I'm trying to create normal distribution out of evenly distributed values in Fortran with the rejection method. It actually works more or less well, but I don't get exactly the result that I want.
I generate the normal distribution with this segment of code
function generator result(c)
implicit none
integer, dimension(2) :: clock
double precision :: c,d
call System_clock(count=clock(1))
call random_seed(put=clock)
!initialize matrix with random values
call random_number(c)
end function
subroutine Rejection(aa,bb,NumOfPoints)
implicit none
double precision :: xx, yy, cc
integer :: ii, jj, kk
integer, intent(in) :: NumOfPoints
double precision, intent(in) :: aa, bb
cc=1
xx=generator()
allocate(rejectionArray(NumOfPoints))
do ii=1, NumOfPoints
call random_number(xx)
xx=aa+(bb-aa)*xx
call random_number(yy)
do while(cc*yy>1/sqrt(pi)*exp(-xx**2))
call random_number(xx)
xx=aa+xx*(bb-aa)
call random_number(yy)
end do
rejectionArray(ii)=xx
end do
end subroutine
Since I am using as function 1/pi *exp(-x^2), I thought that the normal distribution that I obtain should also give a distribution with the prefactor 1/pi^(1/2), but it does not. If I create a histogram and fit this histogram with a normal distribution, I obtain as prefactor approximately 0.11.
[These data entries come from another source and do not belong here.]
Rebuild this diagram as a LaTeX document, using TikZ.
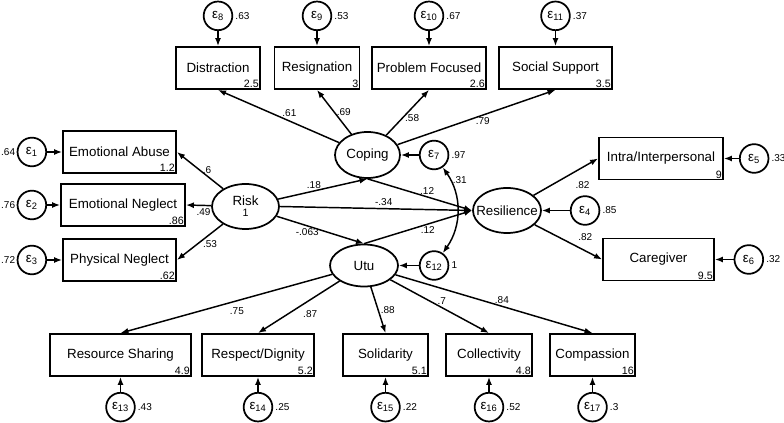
\documentclass[tikz,border=0pt]{standalone}
\usepackage{fontspec}
\setmainfont{Liberation Sans}
\usetikzlibrary{arrows.meta, positioning, shapes.geometric}
\begin{document}
\begin{tikzpicture}[x=0.75pt, y=-0.75pt, node distance=11.25pt, box/.style={rectangle, draw, line width=1.4pt, minimum height=31.5pt, inner sep=2pt, font=\fontsize{10}{12}\selectfont}, latent/.style={ellipse, draw, line width=1.3pt, inner xsep=-12pt, inner ysep=0pt, align=center, font=\fontsize{10}{12}\selectfont}, err/.style={circle, draw, line width=1.3pt, minimum size=21.5pt, inner sep=0pt, font=\fontsize{10}{12}\selectfont}, num/.style={anchor=south east, inner sep=1.4pt, font=\fontsize{8}{9}\selectfont}, var/.style={inner sep=1.5pt, font=\fontsize{7.5}{9}\selectfont}, lab/.style={inner sep=1.5pt, font=\fontsize{7.5}{9}\selectfont}, arrow/.style={-{Latex[length=6pt, width=4.5pt]}, line width=1.1pt}, dbl/.style={{Latex[length=6pt, width=4.5pt]}-{Latex[length=6pt, width=4.5pt]}, line width=1.1pt}]
\useasboundingbox (0,0) rectangle (784,423);
\node[box, minimum width=63pt, label={[num]south east:2.5}] (distraction) at (218,68) {Distraction};
\node[box, minimum width=63.75pt, label={[num]south east:3}] (resignation) at (317,68) {Resignation};
\node[box, minimum width=85.5pt, label={[num]south east:2.6}] (problem) at (429,68) {Problem Focused};
\node[box, minimum width=84.75pt, label={[num]south east:3.5}] (social) at (555.5,68) {Social Support};
\node[box, minimum width=84.75pt, label={[num]south east:1.2}] (emoabuse) at (119.5,152) {Emotional Abuse};
\node[box, minimum width=93pt, label={[num]south east:.86}] (emoneglect) at (123,205) {Emotional Neglect};
\node[box, minimum width=84.75pt, label={[num]south east:.62}] (physneglect) at (119.5,260) {Physical Neglect};
\node[box, minimum width=93pt, label={[num]south east:9}] (intra) at (661,158.5) {Intra/Interpersonal};
\node[box, minimum width=83.25pt, label={[num]south east:9.5}] (caregiver) at (658.5,259.5) {Caregiver};
\node[box, minimum width=105.75pt, label={[num]south east:4.9}] (resource) at (120.5,355) {Resource Sharing};
\node[box, minimum width=84pt, label={[num]south east:5.2}] (respect) at (258,355) {Respect/Dignity};
\node[box, minimum width=63.75pt, label={[num]south east:5.1}] (solidarity) at (385.5,355) {Solidarity};
\node[box, minimum width=64.5pt, label={[num]south east:4.8}] (collectivity) at (489,355) {Collectivity};
\node[box, minimum width=63.75pt, label={[num]south east:16}] (compassion) at (592.5,355) {Compassion};
\node[latent, minimum width=50.25pt, minimum height=33.75pt] (risk) at (245.5,206.5) {Risk\\[-4pt]{\fontsize{8}{9}\selectfont 1}};
\node[latent, minimum width=48.75pt, minimum height=34.5pt] (coping) at (367.5,155) {Coping};
\node[latent, minimum width=51pt, minimum height=33.75pt] (resilience) at (507,210.5) {Resilience};
\node[latent, minimum width=51pt, minimum height=31.5pt] (utu) at (364,265.5) {Utu};
\node[err, above=of distraction, label={[var]east:.63}] (e8) {ε\textsubscript{8}};
\node[err, above=of resignation, label={[var]east:.53}] (e9) {ε\textsubscript{9}};
\node[err, above=of problem, label={[var]east:.67}] (e10) {ε\textsubscript{10}};
\node[err, above=of social, label={[var]east:.37}] (e11) {ε\textsubscript{11}};
\node[err, left=of emoabuse, label={[var, inner sep=1pt]west:.64}] (e1) {ε\textsubscript{1}};
\node[err, left=9.75pt of emoneglect, label={[var, inner sep=1pt]west:.76}] (e2) {ε\textsubscript{2}};
\node[err, left=of physneglect, label={[var, inner sep=1pt]west:.72}] (e3) {ε\textsubscript{3}};
\node[err, right=of intra, label={[var]east:.33}] (e5) {ε\textsubscript{5}};
\node[err, right=14pt of caregiver, label={[var]east:.32}] (e6) {ε\textsubscript{6}};
\node[err, right=21pt of resilience, label={[var]east:.85}] (e4) {ε\textsubscript{4}};
\node[err, right=13.5pt of coping, label={[var]east:.97}] (e7) {ε\textsubscript{7}};
\node[err, right=15pt of utu, label={[var]east:1}] (e12) {ε\textsubscript{12}};
\node[err, below=of resource, label={[var]east:.43}] (e13) {ε\textsubscript{13}};
\node[err, below=of respect, label={[var]east:.25}] (e14) {ε\textsubscript{14}};
\node[err, below=of solidarity, label={[var]east:.22}] (e15) {ε\textsubscript{15}};
\node[err, below=of collectivity, label={[var]east:.52}] (e16) {ε\textsubscript{16}};
\node[err, below=of compassion, label={[var]east:.3}] (e17) {ε\textsubscript{17}};
\draw[arrow] (e8) -- (distraction);
\draw[arrow] (e9) -- (resignation);
\draw[arrow] (e10) -- (problem);
\draw[arrow] (e11) -- (social);
\draw[arrow] (e1) -- (emoabuse);
\draw[arrow] (e2) -- (emoneglect);
\draw[arrow] (e3) -- (physneglect);
\draw[arrow] (e5) -- (intra);
\draw[arrow] (e6) -- (caregiver);
\draw[arrow] (e4) -- (resilience);
\draw[arrow] (e7) -- (coping);
\draw[arrow] (e12) -- (utu);
\draw[arrow] (e13) -- (resource);
\draw[arrow] (e14) -- (respect);
\draw[arrow] (e15) -- (solidarity);
\draw[arrow] (e16) -- (collectivity);
\draw[arrow] (e17) -- (compassion);
\draw[dbl] (e7) to[bend left=35] node[lab, pos=.15, right=0pt] {.31} (e12);
\draw[arrow] (coping) -- node[lab, pos=.41, above=1pt] {.61} (distraction.south);
\draw[arrow] (coping) -- node[lab, pos=.5, right] {.69} (resignation.south);
\draw[arrow] (coping) -- node[lab, pos=.38, right] {.58} (problem.south);
\draw[arrow] (coping) -- node[lab, pos=.54, below] {.79} (social.south);
\draw[arrow] (risk) -- node[lab, pos=.5, right] {.6} (emoabuse.east);
\draw[arrow] (risk) -- node[lab, pos=.3, below] {.49} (emoneglect.east);
\draw[arrow] (risk) -- node[lab, pos=.28, below=3pt] {.53} (physneglect.east);
\draw[arrow] (risk) -- node[lab, pos=.4, above] {.18} (coping.south);
\draw[arrow] (risk.east) -- node[lab, pos=.54, above] {-.34} (resilience.west);
\draw[arrow] (risk) -- node[lab, pos=.35, below] {-.063} (utu.north);
\draw[arrow] (coping.south) -- node[lab, pos=.57, above] {.12} (resilience.west);
\draw[arrow] (utu.north) -- node[lab, pos=.59, below] {.12} (resilience.west);
\draw[arrow] (resilience) -- node[lab, pos=.55, below right=4pt] {.82} (intra.west);
\draw[arrow] (resilience) -- node[lab, pos=.58, above right=2pt] {.82} (caregiver.west);
\draw[arrow] (utu) -- node[lab, pos=.45, below=3pt] {.75} (resource.north);
\draw[arrow] (utu) -- node[lab, pos=.36, below=6pt] {.87} (respect.north);
\draw[arrow] (utu) -- node[lab, pos=.5, right] {.88} (solidarity.north);
\draw[arrow] (utu) -- node[lab, pos=.52, above] {.7} (collectivity.north);
\draw[arrow] (utu) -- node[lab, pos=.54, above] {.84} (compassion.north);
\end{tikzpicture}
\end{document}
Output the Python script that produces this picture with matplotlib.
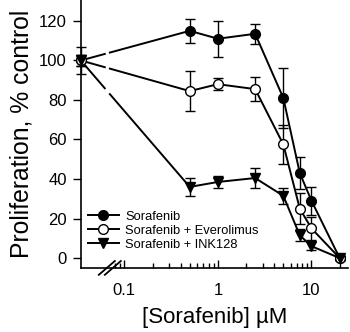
import numpy as np
import matplotlib
matplotlib.use('Agg')
import matplotlib.pyplot as plt
from matplotlib.ticker import FixedLocator, FixedFormatter

plt.rcParams['font.family'] = ['Liberation Sans', 'DejaVu Sans']

# data
conc = [0.5, 1, 2.5, 5, 7.5, 10, 20]
ctrl_x = 0.0343
ctrl_y = 100

sor = [115, 111, 113.5, 81, 43, 29, 0]
sor_err = [6, 9, 5, 15, 8, 7, 1]
eve = [84.5, 88, 85.5, 57.5, 25, 15, 0]
eve_err = [10, 3, 6, 10, 8, 6, 1]
ink = [36, 38.5, 40.5, 31.5, 11.5, 6, 0]
ink_err = [4.5, 3, 5, 4, 3, 2, 1]
ctrl_err = [7, 3, 3]

labels = ['Sorafenib', 'Sorafenib + Everolimus', 'Sorafenib + INK128']
markers = ['o', 'o', 'v']
faces = ['black', 'white', 'black']

fig = plt.figure(figsize=(3.5, 3.32), dpi=100)
ax = fig.add_axes([0.231, 0.193, 0.763, 0.807])
ax.set_xscale('log')
ax.set_xlim(ctrl_x, 24.5)
ax.set_ylim(-5, 130.6)

# break in the x axis
brk_a, brk_b = 0.0618, 0.070

for ys, es, ce, lab, m, fc in zip([sor, eve, ink], [sor_err, eve_err, ink_err],
                                 ctrl_err, labels, markers, faces):
    lx = np.log10([ctrl_x, conc[0]])
    ly = [ctrl_y, ys[0]]
    ya = np.interp(np.log10(brk_a), lx, ly)
    yb = np.interp(np.log10(brk_b), lx, ly)
    ax.plot([ctrl_x, brk_a], [ctrl_y, ya], color='black', lw=1.4, clip_on=False)
    ax.plot([brk_b, conc[0]], [yb, ys[0]], color='black', lw=1.4)
    ax.errorbar([ctrl_x], [ctrl_y], yerr=[ce], fmt='none', ecolor='black',
                capsize=3.5, elinewidth=1, capthick=1, clip_on=False, zorder=3)
    ax.plot([ctrl_x], [ctrl_y], marker=m, color='black', mfc=fc, mec='black',
            ms=7, ls='none', clip_on=False, zorder=5)
    ax.errorbar(conc, ys, yerr=es, fmt='none', ecolor='black', capsize=3.5,
                elinewidth=1, capthick=1, clip_on=False, zorder=3)
    ax.plot(conc, ys, marker=m, color='black', mfc=fc, mec='black', ms=7,
            lw=1.4, clip_on=False, zorder=4, label=lab)

# break marks
for off in [0, 6]:
    xs = np.array([99, 115]) + off
    xv = 10 ** (np.log10(0.1) - (124.5 - xs) / 93.5)
    ax.plot(xv, [-8.5, -1.5], color='black', lw=1.3, clip_on=False, zorder=6)

ax.spines['top'].set_visible(False)
ax.spines['right'].set_visible(False)
ax.spines['left'].set_linewidth(1.2)
ax.spines['bottom'].set_linewidth(1.2)

ax.set_yticks([0, 20, 40, 60, 80, 100, 120])
ax.tick_params(axis='y', direction='out', length=6, width=1, labelsize=12, pad=4)
ax.xaxis.set_major_locator(FixedLocator([0.1, 1, 10]))
ax.xaxis.set_major_formatter(FixedFormatter(['0.1', '1', '10']))
minors = [0.08, 0.09] + [i / 10 for i in range(2, 10)] + list(range(2, 10)) + [20]
ax.xaxis.set_minor_locator(FixedLocator(minors))
ax.xaxis.set_minor_formatter(FixedFormatter([''] * len(minors)))
ax.tick_params(axis='x', which='major', direction='in', length=6, width=1,
               labelsize=12, pad=11)
ax.tick_params(axis='x', which='minor', direction='in', length=3.5, width=1)

ax.set_ylabel('Proliferation, % control', fontsize=17.8, labelpad=4)
ax.set_xlabel('[Sorafenib] µM', fontsize=16, labelpad=6)

leg = ax.legend(loc='lower left', bbox_to_anchor=(0.026, 0.065), frameon=False,
                fontsize=9.3, handlelength=2.4, handletextpad=0.5,
                labelspacing=0.15, borderpad=0, borderaxespad=0)

fig.savefig('out.png', dpi=100)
How is this possible? What am I doing wrong?
EDIT: This is how I create the histogram
implicit none
double precision :: aa, bb
integer :: NumOfPoints, ii, kk, NumOfBoxes, counter, CounterTotal,counterTotal2
logical :: exists
character(len=15) :: frmat
double precision :: Intermediate
%read NumOfPoints (Total amount of random numbers), NumOfBoxes
%(TotalAmountofBins)
open(unit=39, action='read', status='old', name='samples.txt')
read(39,*) NumOfPoints, aa, bb, NumOfBoxes
close(39)
% number of Counts will be stored temporarily in 'counter'
counter=0
open(unit=39, action='write', status='replace', name='distRejection.txt')
Call Rejection(aa,bb,NumOfPoints)
do ii=1, NumOfBoxes
counter=0
%calculate the middle of the bin
Intermediate=aa+(2*ii-1)*((bb-aa)/NumOfBoxes)/2
%go through all the random numbers and check if they are within
% one of the bins. If they are in one bin -->increase Counter
% by one
do kk=1, size(rejectionArray,1)
if(abs(RejectionArray(kk)-intermediate).le.((bb-aa)/NumOfBoxes/2)) then
counter=counter+1
end if
end do
%save Points + relative number of Counts in file
write(39,100)intermediate,dble( counter)/dble(NumOfPoints)
100 format (f10.3,T20,f10.3,/)
end do
close(39)
This is what I obtain as histogram: 
The prefactor now is 0.056 what is 1/sqrt(pi)*1/10. This is 1/10 times my desired prefactor. The Problem is that this prefactor does not get any better if I enlarge the Region over which I integrate the function. This means that if create with this Code a Distribution from -5000 to + 5000 then I still obtain the same prefactor even though the integral from -5000 to 5000 of this function leads to 0.2 with the Distribution that I used. (I took the randomly distributed values and put them into matlab and calculated the numerical integral from -5000 to 5000 with those values and obtained 0.2. This means that here the prefactor of the integral should be 1/pi*1/5. Besieds that, I am puzzled by the fact that the Integral from -5000 to +50000 of a gaussian is only 0.2. According to mathematica this integral is approximately 1. So something has got to be wrong)
I just used your routine to generate 1000 points between -2 and 2 and obtained a gaussian distribution.
How do you generate your histogram? The un-normalized histogram can be plotted with the function
N exp(-x**2)/sqrt(pi) * dxwhere N is the number of points and dx is the binning interval.